Wonder Woman: Amazon, Hero, Icon by Robert Greenberger

Born an Amazon on Paradise Island, Diana of Themiscyra was the daughter of Queen Hippolyta, ruler of the Amazons. Long ago imprisoned by Hercules and his men when he stole her girdle from her, Hyppolyta had prayed long and hard for the forgiveness of Aphrodite, who had turned her eyes from the Amazons when they were captured by men. Finally, the goddess was moved, and gave Hippolyta back her girdle, with which she freed her fellow Amazons, and they retreated to an isle unseen by the eyes of men.

Without men, however, the Amazons couldn't procreate. Unchanging and undying, they created their own technology and civilization, allowing them to attain heights unknown of in the outside world. And their Queen, greatly desiring a daughter, petitioned the goddess for a child. The Queen sculpted a child of clay, which then came to life, animated by the Goddess and gifted with a soul. That child, Queen Hippolyta named Diana, and she grew to adulthood on the island... until World War II intruded.

A man, shot down out of the sky, landed on the island, badly wounded. He was found by Diana, who watched over him as the Amazon Healers tended his wounds. Diana had great regard for this man. Some would even say, fell in love with him. The man's name was Steve Trevor, and the Amazons discovered the great conflict going on in the man's world. Diana was the one who suggested getting involved in the conflict, and the Queen, pressed hard, finally agreed, holding games to select the best warrior to return with Steve Trevor. She forbade her daughter not to take part in the games, but Diana disobeyed her mother, wearing a mask to conceal her identity until she triumphed over all.

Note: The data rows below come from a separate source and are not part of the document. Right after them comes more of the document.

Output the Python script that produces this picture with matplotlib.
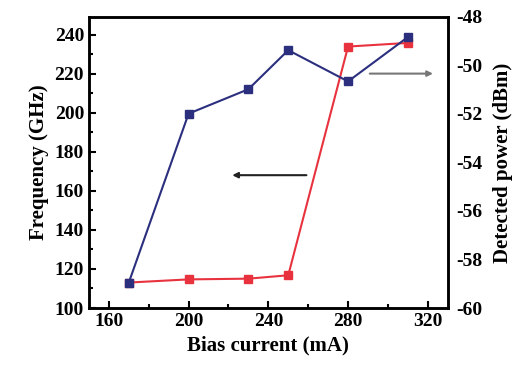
import matplotlib.pyplot as plt
from matplotlib.ticker import MultipleLocator

current = [170, 200, 230, 250, 280, 310]
frequency = [113, 199.5, 212, 232, 216, 238.7]
power = [-58.95, -58.82, -58.79, -58.65, -49.22, -49.07]

plt.rcParams["font.family"] = ["Liberation Serif", "DejaVu Serif"]
plt.rcParams["font.weight"] = "bold"
plt.rcParams["axes.unicode_minus"] = False

fig = plt.figure(figsize=(5.2, 3.77), dpi=100)
ax = fig.add_axes([0.171, 0.183, 0.69, 0.772])
ax2 = ax.twinx()

ax2.plot(current, power, color="#e8333f", marker="s", markersize=6, linewidth=1.5)
ax.plot(current, frequency, color="#2b2f7e", marker="s", markersize=6, linewidth=1.5)
ax.set_zorder(ax2.get_zorder() + 1)
ax.patch.set_visible(False)

ax.set_xlim(150, 330)
ax.set_ylim(100, 249)
ax2.set_ylim(-60, -48)

ax.xaxis.set_major_locator(MultipleLocator(40))
ax.xaxis.set_minor_locator(MultipleLocator(20))
ax.yaxis.set_major_locator(MultipleLocator(20))
ax.yaxis.set_minor_locator(MultipleLocator(10))
ax2.yaxis.set_major_locator(MultipleLocator(2))

ax.tick_params(which="both", direction="in", labelsize=14, width=1.5)
ax.tick_params(which="major", length=5)
ax.tick_params(which="minor", length=3)
ax2.tick_params(which="both", direction="in", labelsize=14, length=0, pad=6)
for a in (ax, ax2):
    for s in a.spines.values():
        s.set_linewidth(1.8)

ax.set_xlabel("Bias current (mA)", fontsize=15, fontweight="bold")
ax.set_ylabel("Frequency (GHz)", fontsize=15, fontweight="bold")
ax2.set_ylabel("Detected power (dBm)", fontsize=15, fontweight="bold", labelpad=8)

ax.annotate("", xy=(220.5, 168), xytext=(260.5, 168),
            arrowprops=dict(arrowstyle="-|>", color="#222222", lw=1.5, mutation_scale=8))
ax.annotate("", xy=(324, 220), xytext=(289.5, 220),
            arrowprops=dict(arrowstyle="-|>", color="#777777", lw=1.5, mutation_scale=8))

fig.savefig("out.png", dpi=100)
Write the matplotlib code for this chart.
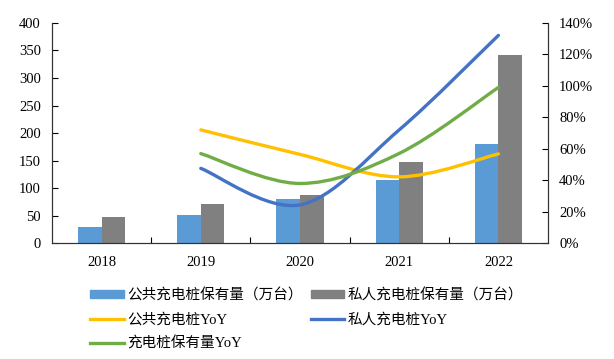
import matplotlib
matplotlib.use("Agg")
import matplotlib.pyplot as plt
import numpy as np
from matplotlib.path import Path
from matplotlib.patches import PathPatch, Patch
from matplotlib.lines import Line2D

plt.rcParams['font.family'] = ['Liberation Serif', 'Noto Sans CJK SC']

years = ['2018', '2019', '2020', '2021', '2022']
public_piles = [30.0, 51.6, 80.7, 114.7, 179.7]
private_piles = [47.0, 70.3, 87.4, 147.0, 341.2]

yoy_years = [1, 2, 3, 4]
public_yoy = [72.0, 56.4, 42.1, 56.7]
private_yoy = [47.5, 24.3, 72.0, 132.1]
total_yoy = [56.9, 37.9, 57.0, 99.0]

c_pub_bar = '#5B9BD5'
c_pri_bar = '#808080'
c_pub_line = '#FFC000'
c_pri_line = '#4472C4'
c_tot_line = '#70AD47'


def smooth_path(xs, ys):
    # excel-style smoothed line: cubic bezier through points
    pts = np.column_stack([xs, ys]).astype(float)
    verts = [pts[0]]
    codes = [Path.MOVETO]
    n = len(pts)
    for i in range(n - 1):
        p0 = pts[i - 1] if i > 0 else pts[i]
        p1 = pts[i]
        p2 = pts[i + 1]
        p3 = pts[i + 2] if i + 2 < n else pts[i + 1]
        c1 = p1 + (p2 - p0) / 6.0
        c2 = p2 - (p3 - p1) / 6.0
        verts += [c1, c2, p2]
        codes += [Path.CURVE4] * 3
    return Path(verts, codes)


fig = plt.figure(figsize=(6.14, 3.59), dpi=100)
ax = fig.add_axes([0.0847, 0.323, 0.8078, 0.613])
ax2 = ax.twinx()

x = np.arange(len(years))
w = 0.237
ax.bar(x - w / 2, public_piles, w, color=c_pub_bar, zorder=2)
ax.bar(x + w / 2, private_piles, w, color=c_pri_bar, zorder=2)

for ys, c in [(public_yoy, c_pub_line), (private_yoy, c_pri_line), (total_yoy, c_tot_line)]:
    ax2.add_patch(PathPatch(smooth_path(yoy_years, ys), facecolor='none',
                            edgecolor=c, lw=2.4, capstyle='round'))

ax.set_xlim(-0.5, 4.5)
ax.set_ylim(0, 400)
ax.set_yticks(range(0, 401, 50))
ax2.set_ylim(0, 140)
ax2.set_yticks(range(0, 141, 20))
ax2.set_yticklabels([f'{v}%' for v in range(0, 141, 20)])

ax.set_xticks(x)
ax.set_xticklabels(years)
ax.set_xticks(np.arange(0.5, 4, 1), minor=True)
ax.tick_params(axis='x', which='major', length=0, pad=9, labelsize=10.5)
ax.tick_params(axis='x', which='minor', direction='in', length=4, width=0.8)
ax.tick_params(axis='y', direction='in', length=4, width=0.8, labelsize=10.5, pad=8)
ax2.tick_params(axis='y', direction='in', length=4, width=0.8, labelsize=10.5, pad=8)

for a in (ax, ax2):
    a.spines['top'].set_visible(False)
    for s in ('left', 'right', 'bottom'):
        a.spines[s].set_color('#333333')
        a.spines[s].set_linewidth(0.8)

handles = [
    Patch(color=c_pub_bar), Line2D([], [], color=c_pub_line, lw=2.4),
    Line2D([], [], color=c_tot_line, lw=2.4),
    Patch(color=c_pri_bar), Line2D([], [], color=c_pri_line, lw=2.4),
]
labels = ['公共充电桩保有量（万台）', '公共充电桩YoY', '充电桩保有量YoY',
          '私人充电桩保有量（万台）', '私人充电桩YoY']
fig.legend(handles, labels, ncol=2, loc='upper left', bbox_to_anchor=(0.135, 0.217),
           frameon=False, fontsize=10.5, handlelength=2.3, handleheight=0.45,
           handletextpad=0.25, columnspacing=0.55, labelspacing=0.7, borderpad=0)

fig.savefig('out.png', dpi=100)
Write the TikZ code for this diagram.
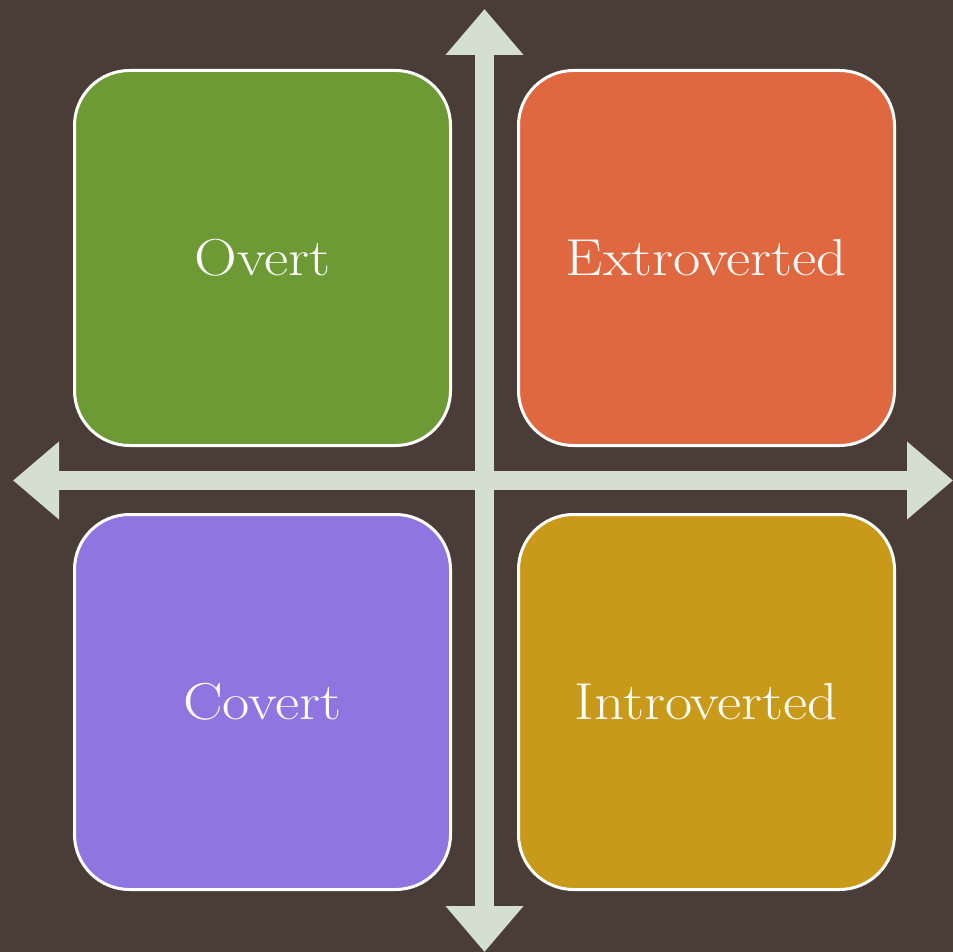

Her mother, grieving, allowed her daughter to go take part in the man's war. Diana took on the persona of Diana Prince, a dead woman, becoming Steve Trevor's secretary and eventually fellow operative, concealed behind her secret identity, fighting all sorts of foes with her bullet-deflecting bracelets, her great strength, and her lasso, which was not only unbreakable and infinitely extendable, but could wring the truth from anyone.

It's a familliar story, that of Wonder Woman. This book, with an amazing cover by Alex Ross, traces Wonder Woman's career from its beginning in the 50's to the modern day, covering the major story arcs, influences that went into making up the character, costume changes and fluctuations in her powers- did you know that at one point, Wonder Woman gave up her Amazon powers to be strictly human? It's true! Back in the days when secret agents became more popular than Superheroes, Diana became Diana Prince, Secret Agent. But it didn't last long, and Wonder Woman soon regained her powers.

While Gods and Goddesses were mentioned in the first incarnations of the story, it wasn't until George Perez' run on the title that they actually began showing up in the Wonder Woman comic. Of course, Wonder Woman has always had friends and supporters from Etta Candy to two different Wonder Girls, including Cassie Sandsmark, who ended up being an actual demigoddess, the daughter of Zeus, and the first one, Donna Troy, whose story was retconned so many times that even I don't remember what exactly it is any more.

This book reminds me of a Dorling-Kindersley book, with all the information about Wonder Woman laid out in a chronological manner, with special sections on her allies and helpers, villains, and the major plotlines she went through.

Basically, everything you once thought you knew about Wonder Woman has changed. And I do mean everything. Remember how Wonder Woman was once in love with Steve Trevor? Well, that's been retconned away. Steve Trevor ended up marrying Etta Candy, who lost lots of weight, and Wonder Woman's exploits during World War 2 were actually those of her mother, Hippolyta.

I liked this book. It's a real guide to the Wonder Woman you might remember, and to the character of Wonder Woman who exists now. It's packed chock-full of information and plenty of art, both from Golden Age, Silver Age, and more modern Wonder Woman comics. This book is a triumph and should be on the reading list and shelf of every fan who loves Wonder Woman.